===== Data listing =====
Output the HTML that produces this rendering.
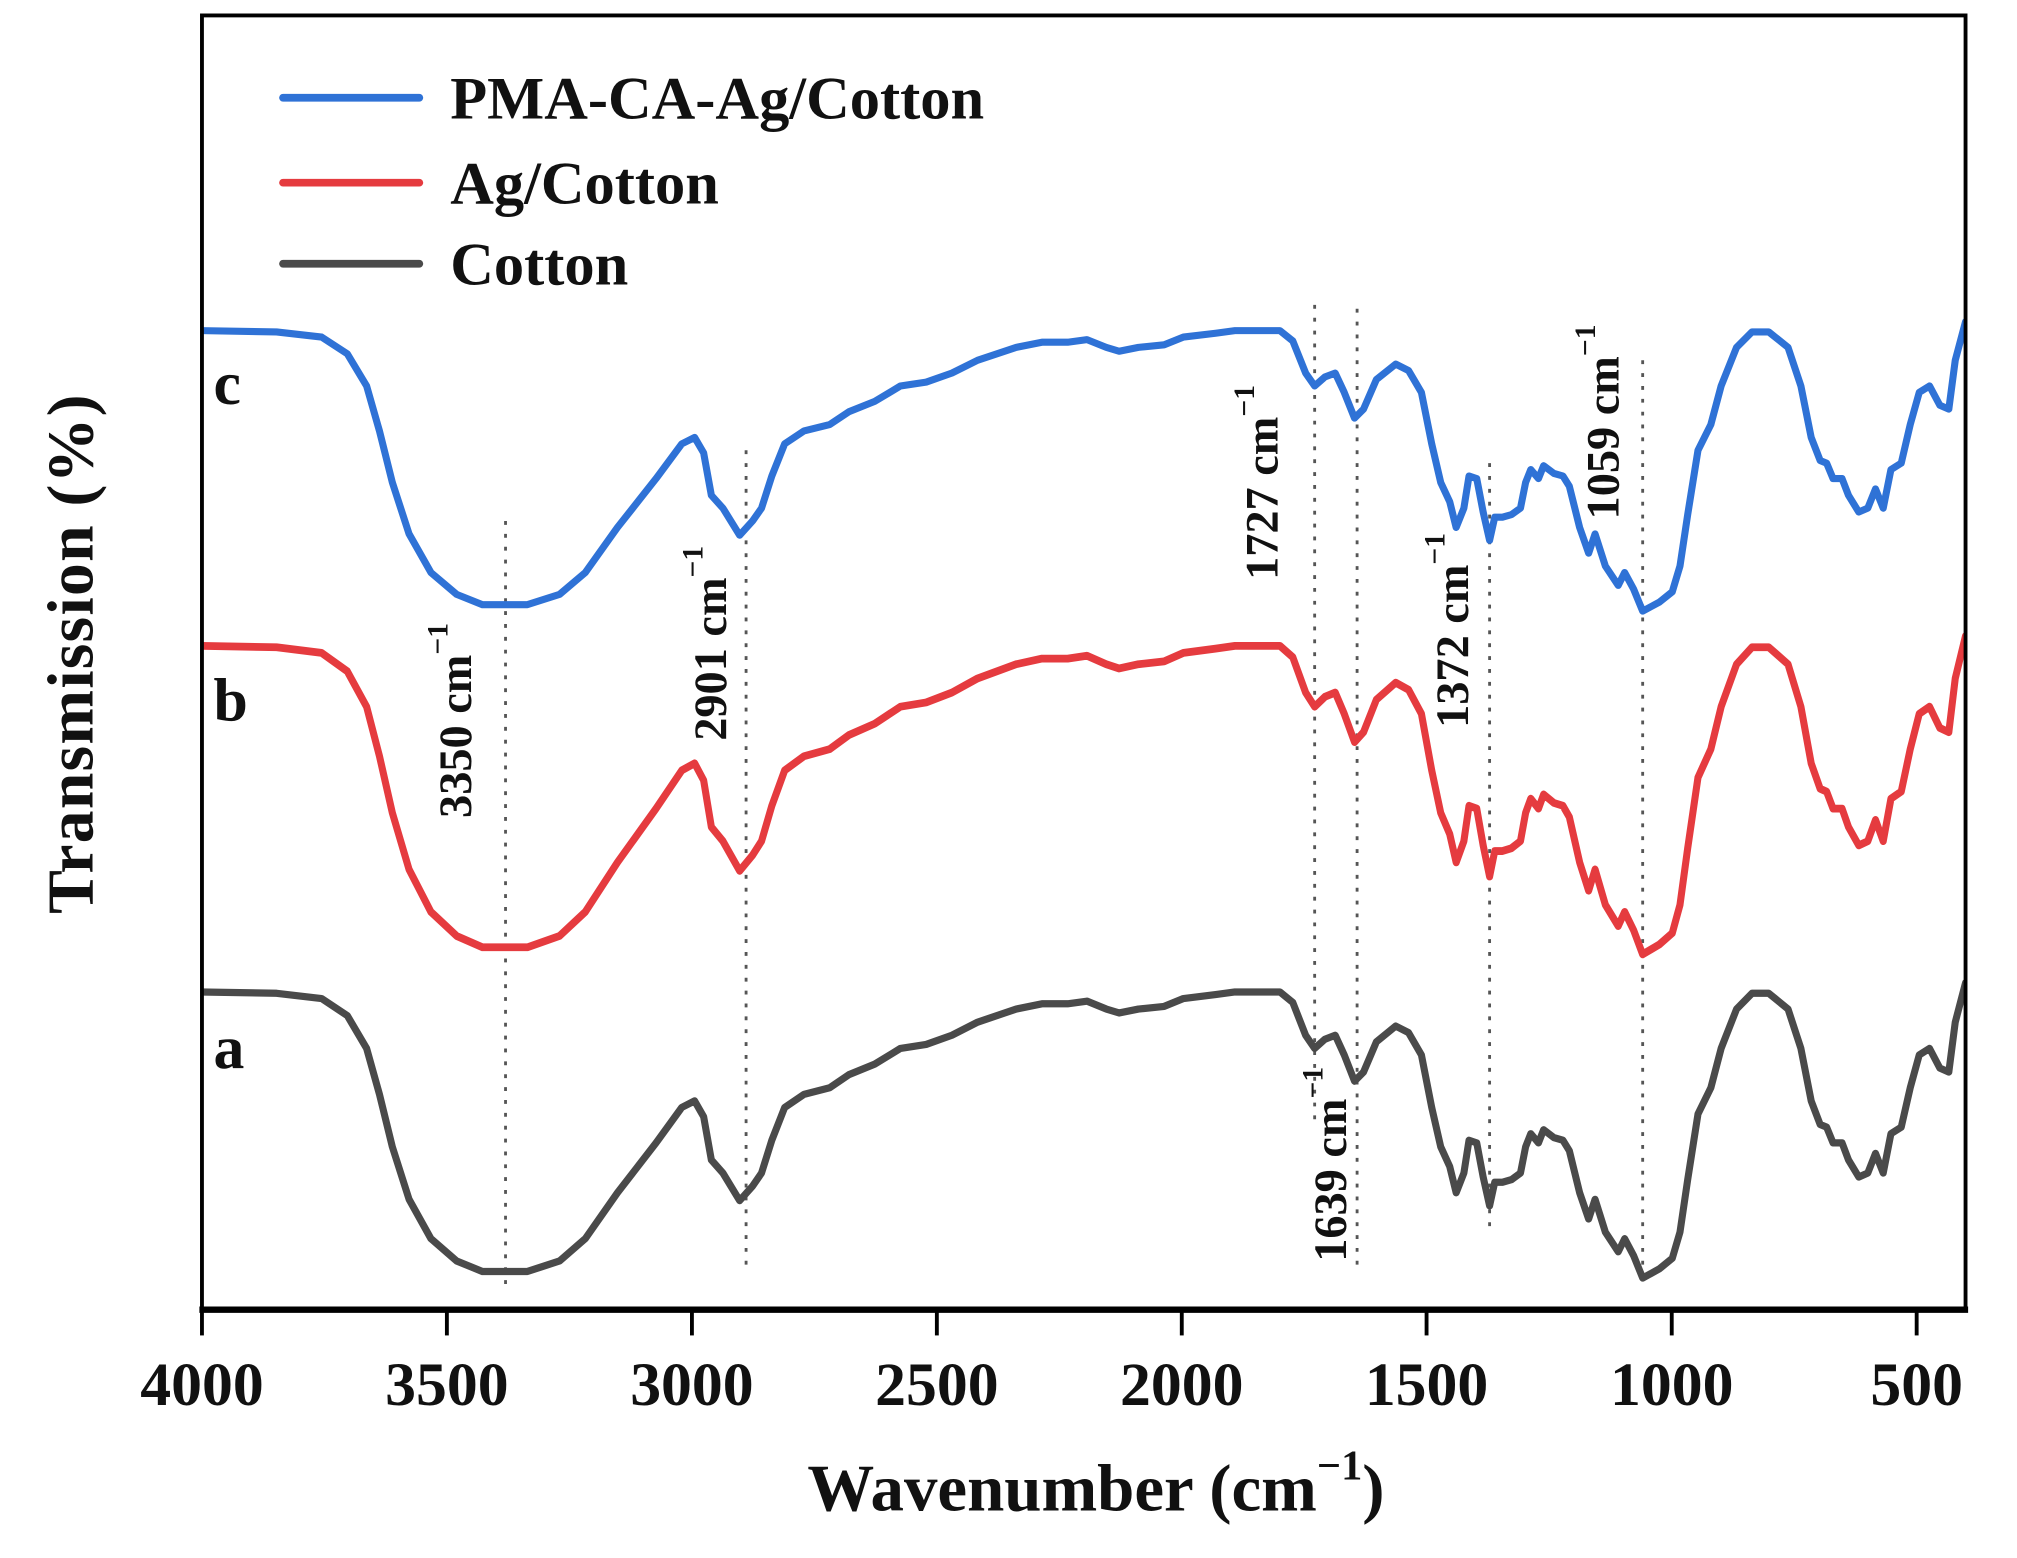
<!DOCTYPE html>
<html><head><meta charset="utf-8"><style>
html,body{margin:0;padding:0;background:#fff}
svg{display:block}
text{font-family:"Liberation Serif",serif;font-weight:bold;fill:#111}
</style></head><body>
<svg width="2017" height="1558" viewBox="0 0 1568 1211" preserveAspectRatio="none" xmlns="http://www.w3.org/2000/svg">
<defs>
<clipPath id="cp"><rect x="157" y="12" width="1371" height="1006"/></clipPath>
<path id="c" fill="none" d="M157,257 L215,258 L250,262 L270,275 L285,300 L295,335 L305,375 L318,415 L335,445 L355,462 L375,470 L410,470 L435,462 L455,445 L480,410 L510,372 L530,345 L540,340 L547,352 L553,385 L562,395 L575,416 L585,405 L592,395 L600,370 L610,345 L625,335 L645,330 L660,320 L680,312 L700,300 L720,297 L740,290 L760,280 L790,270 L810,266 L830,266 L845,264 L860,270 L870,273 L885,270 L905,268 L920,262 L945,259 L960,257 L995,257 L1005,265 L1015,290 L1022,300 L1030,293 L1038,290 L1045,305 L1053,325 L1060,318 L1070,295 L1085,283 L1095,288 L1105,305 L1113,345 L1120,375 L1127,390 L1132,410 L1138,395 L1142,370 L1148,372 L1153,398 L1158,420 L1162,402 L1168,402 L1175,400 L1182,395 L1186,375 L1190,365 L1196,372 L1200,362 L1208,368 L1215,370 L1220,378 L1228,410 L1235,430 L1240,415 L1248,440 L1258,455 L1263,445 L1270,458 L1277,475 L1290,468 L1300,460 L1306,440 L1312,400 L1320,350 L1330,330 L1338,300 L1350,270 L1362,258 L1375,258 L1390,270 L1400,300 L1408,340 L1415,358 L1420,360 L1425,372 L1432,372 L1437,385 L1445,398 L1452,395 L1458,380 L1464,395 L1470,365 L1478,360 L1485,330 L1492,305 L1500,300 L1508,315 L1515,318 L1520,280 L1528,250"/>
</defs>
<g stroke="#555" stroke-width="2.2" stroke-dasharray="3 7">
<line x1="393" y1="405" x2="393" y2="1000"/>
<line x1="580" y1="350" x2="580" y2="990"/>
<line x1="1022" y1="237" x2="1022" y2="870"/>
<line x1="1055" y1="240" x2="1055" y2="985"/>
<line x1="1158" y1="360" x2="1158" y2="960"/>
<line x1="1277" y1="280" x2="1277" y2="1000"/>
</g>
<g clip-path="url(#cp)" stroke-linejoin="round" stroke-linecap="round">
<use href="#c" stroke="#2f72d6" stroke-width="5.5"/>
<use href="#c" stroke="#e53b3f" stroke-width="5.5" vector-effect="non-scaling-stroke" transform="matrix(1 0 0 1.1 0 219.3)"/>
<use href="#c" stroke="#4a4a4a" stroke-width="5.5" vector-effect="non-scaling-stroke" transform="matrix(1 0 0 1.02 0 508.9)"/>
</g>
<rect x="157" y="12" width="1371" height="1006" fill="none" stroke="#000" stroke-width="3"/>
<line x1="155" y1="1018" x2="1530" y2="1018" stroke="#000" stroke-width="5"/>
<g stroke="#000" stroke-width="3">
<line x1="157" y1="1018" x2="157" y2="1038"/><line x1="347.4" y1="1018" x2="347.4" y2="1038"/>
<line x1="537.9" y1="1018" x2="537.9" y2="1038"/><line x1="728.3" y1="1018" x2="728.3" y2="1038"/>
<line x1="918.7" y1="1018" x2="918.7" y2="1038"/><line x1="1109" y1="1018" x2="1109" y2="1038"/>
<line x1="1299.6" y1="1018" x2="1299.6" y2="1038"/><line x1="1490" y1="1018" x2="1490" y2="1038"/>
</g>
<g font-size="48" text-anchor="middle">
<text x="157" y="1092">4000</text><text x="347.4" y="1092">3500</text><text x="537.9" y="1092">3000</text>
<text x="728.3" y="1092">2500</text><text x="918.7" y="1092">2000</text><text x="1109" y="1092">1500</text>
<text x="1299.6" y="1092">1000</text><text x="1490" y="1092">500</text>
</g>
<text x="852" y="1174" font-size="52" text-anchor="middle">Wavenumber (cm<tspan font-size="33" dy="-24">−1</tspan><tspan dy="24">)</tspan></text>
<text transform="translate(72,508) rotate(-90)" font-size="51" text-anchor="middle" letter-spacing="1">Transmission (%)</text>
<g stroke-width="6" stroke-linecap="round">
<line x1="220" y1="76" x2="326" y2="76" stroke="#2f72d6"/>
<line x1="220" y1="142" x2="326" y2="142" stroke="#e53b3f"/>
<line x1="220" y1="205" x2="326" y2="205" stroke="#4a4a4a"/>
</g>
<g font-size="47">
<text x="350" y="92">PMA-CA-Ag/Cotton</text>
<text x="350" y="158">Ag/Cotton</text>
<text x="350" y="221">Cotton</text>
</g>
<g font-size="48">
<text x="166" y="314">c</text><text x="166" y="560">b</text><text x="166" y="830">a</text>
</g>
<g font-size="36" text-anchor="middle" dominant-baseline="central">
<text transform="translate(355,560) rotate(-90)">3350 cm<tspan font-size="23" dy="-14">−1</tspan></text>
<text transform="translate(553,500) rotate(-90)">2901 cm<tspan font-size="23" dy="-14">−1</tspan></text>
<text transform="translate(982,375) rotate(-90)">1727 cm<tspan font-size="23" dy="-14">−1</tspan></text>
<text transform="translate(1130,490) rotate(-90)">1372 cm<tspan font-size="23" dy="-14">−1</tspan></text>
<text transform="translate(1247,328) rotate(-90)">1059 cm<tspan font-size="23" dy="-14">−1</tspan></text>
<text transform="translate(1035,905) rotate(-90)">1639 cm<tspan font-size="23" dy="-14">−1</tspan></text>
</g>
</svg>
</body></html>
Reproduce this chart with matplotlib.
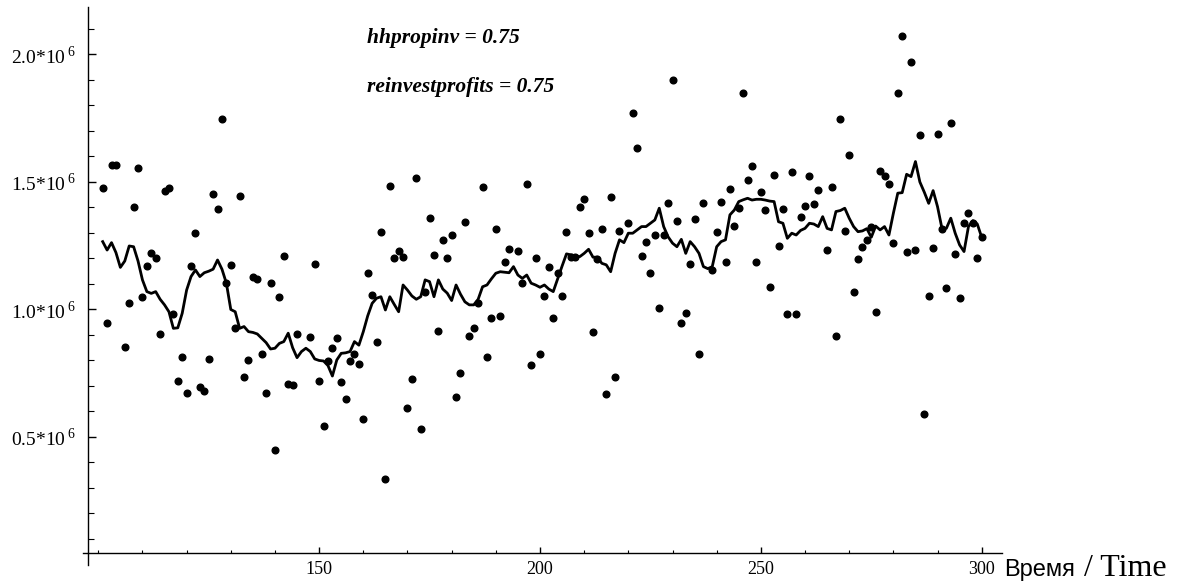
=====
Copy out all the entries exactly. Images stay out of the copy.

Output the HTML that produces this rendering.
<!DOCTYPE html>
<html><head><meta charset="utf-8"><style>
html,body{margin:0;padding:0;background:#fff}
svg{display:block}
text{font-family:"Liberation Serif",serif;font-weight:bold;fill:#111}
</style></head><body>
<svg width="2017" height="1558" viewBox="0 0 1568 1211" preserveAspectRatio="none" xmlns="http://www.w3.org/2000/svg">
<defs>
<clipPath id="cp"><rect x="157" y="12" width="1371" height="1006"/></clipPath>
<path id="c" fill="none" d="M157,257 L215,258 L250,262 L270,275 L285,300 L295,335 L305,375 L318,415 L335,445 L355,462 L375,470 L410,470 L435,462 L455,445 L480,410 L510,372 L530,345 L540,340 L547,352 L553,385 L562,395 L575,416 L585,405 L592,395 L600,370 L610,345 L625,335 L645,330 L660,320 L680,312 L700,300 L720,297 L740,290 L760,280 L790,270 L810,266 L830,266 L845,264 L860,270 L870,273 L885,270 L905,268 L920,262 L945,259 L960,257 L995,257 L1005,265 L1015,290 L1022,300 L1030,293 L1038,290 L1045,305 L1053,325 L1060,318 L1070,295 L1085,283 L1095,288 L1105,305 L1113,345 L1120,375 L1127,390 L1132,410 L1138,395 L1142,370 L1148,372 L1153,398 L1158,420 L1162,402 L1168,402 L1175,400 L1182,395 L1186,375 L1190,365 L1196,372 L1200,362 L1208,368 L1215,370 L1220,378 L1228,410 L1235,430 L1240,415 L1248,440 L1258,455 L1263,445 L1270,458 L1277,475 L1290,468 L1300,460 L1306,440 L1312,400 L1320,350 L1330,330 L1338,300 L1350,270 L1362,258 L1375,258 L1390,270 L1400,300 L1408,340 L1415,358 L1420,360 L1425,372 L1432,372 L1437,385 L1445,398 L1452,395 L1458,380 L1464,395 L1470,365 L1478,360 L1485,330 L1492,305 L1500,300 L1508,315 L1515,318 L1520,280 L1528,250"/>
</defs>
<g stroke="#555" stroke-width="2.2" stroke-dasharray="3 7">
<line x1="393" y1="405" x2="393" y2="1000"/>
<line x1="580" y1="350" x2="580" y2="990"/>
<line x1="1022" y1="237" x2="1022" y2="870"/>
<line x1="1055" y1="240" x2="1055" y2="985"/>
<line x1="1158" y1="360" x2="1158" y2="960"/>
<line x1="1277" y1="280" x2="1277" y2="1000"/>
</g>
<g clip-path="url(#cp)" stroke-linejoin="round" stroke-linecap="round">
<use href="#c" stroke="#2f72d6" stroke-width="5.5"/>
<use href="#c" stroke="#e53b3f" stroke-width="5.5" vector-effect="non-scaling-stroke" transform="matrix(1 0 0 1.1 0 219.3)"/>
<use href="#c" stroke="#4a4a4a" stroke-width="5.5" vector-effect="non-scaling-stroke" transform="matrix(1 0 0 1.02 0 508.9)"/>
</g>
<rect x="157" y="12" width="1371" height="1006" fill="none" stroke="#000" stroke-width="3"/>
<line x1="155" y1="1018" x2="1530" y2="1018" stroke="#000" stroke-width="5"/>
<g stroke="#000" stroke-width="3">
<line x1="157" y1="1018" x2="157" y2="1038"/><line x1="347.4" y1="1018" x2="347.4" y2="1038"/>
<line x1="537.9" y1="1018" x2="537.9" y2="1038"/><line x1="728.3" y1="1018" x2="728.3" y2="1038"/>
<line x1="918.7" y1="1018" x2="918.7" y2="1038"/><line x1="1109" y1="1018" x2="1109" y2="1038"/>
<line x1="1299.6" y1="1018" x2="1299.6" y2="1038"/><line x1="1490" y1="1018" x2="1490" y2="1038"/>
</g>
<g font-size="48" text-anchor="middle">
<text x="157" y="1092">4000</text><text x="347.4" y="1092">3500</text><text x="537.9" y="1092">3000</text>
<text x="728.3" y="1092">2500</text><text x="918.7" y="1092">2000</text><text x="1109" y="1092">1500</text>
<text x="1299.6" y="1092">1000</text><text x="1490" y="1092">500</text>
</g>
<text x="852" y="1174" font-size="52" text-anchor="middle">Wavenumber (cm<tspan font-size="33" dy="-24">−1</tspan><tspan dy="24">)</tspan></text>
<text transform="translate(72,508) rotate(-90)" font-size="51" text-anchor="middle" letter-spacing="1">Transmission (%)</text>
<g stroke-width="6" stroke-linecap="round">
<line x1="220" y1="76" x2="326" y2="76" stroke="#2f72d6"/>
<line x1="220" y1="142" x2="326" y2="142" stroke="#e53b3f"/>
<line x1="220" y1="205" x2="326" y2="205" stroke="#4a4a4a"/>
</g>
<g font-size="47">
<text x="350" y="92">PMA-CA-Ag/Cotton</text>
<text x="350" y="158">Ag/Cotton</text>
<text x="350" y="221">Cotton</text>
</g>
<g font-size="48">
<text x="166" y="314">c</text><text x="166" y="560">b</text><text x="166" y="830">a</text>
</g>
<g font-size="36" text-anchor="middle" dominant-baseline="central">
<text transform="translate(355,560) rotate(-90)">3350 cm<tspan font-size="23" dy="-14">−1</tspan></text>
<text transform="translate(553,500) rotate(-90)">2901 cm<tspan font-size="23" dy="-14">−1</tspan></text>
<text transform="translate(982,375) rotate(-90)">1727 cm<tspan font-size="23" dy="-14">−1</tspan></text>
<text transform="translate(1130,490) rotate(-90)">1372 cm<tspan font-size="23" dy="-14">−1</tspan></text>
<text transform="translate(1247,328) rotate(-90)">1059 cm<tspan font-size="23" dy="-14">−1</tspan></text>
<text transform="translate(1035,905) rotate(-90)">1639 cm<tspan font-size="23" dy="-14">−1</tspan></text>
</g>
</svg>
</body></html>
Reproduce this chart with matplotlib.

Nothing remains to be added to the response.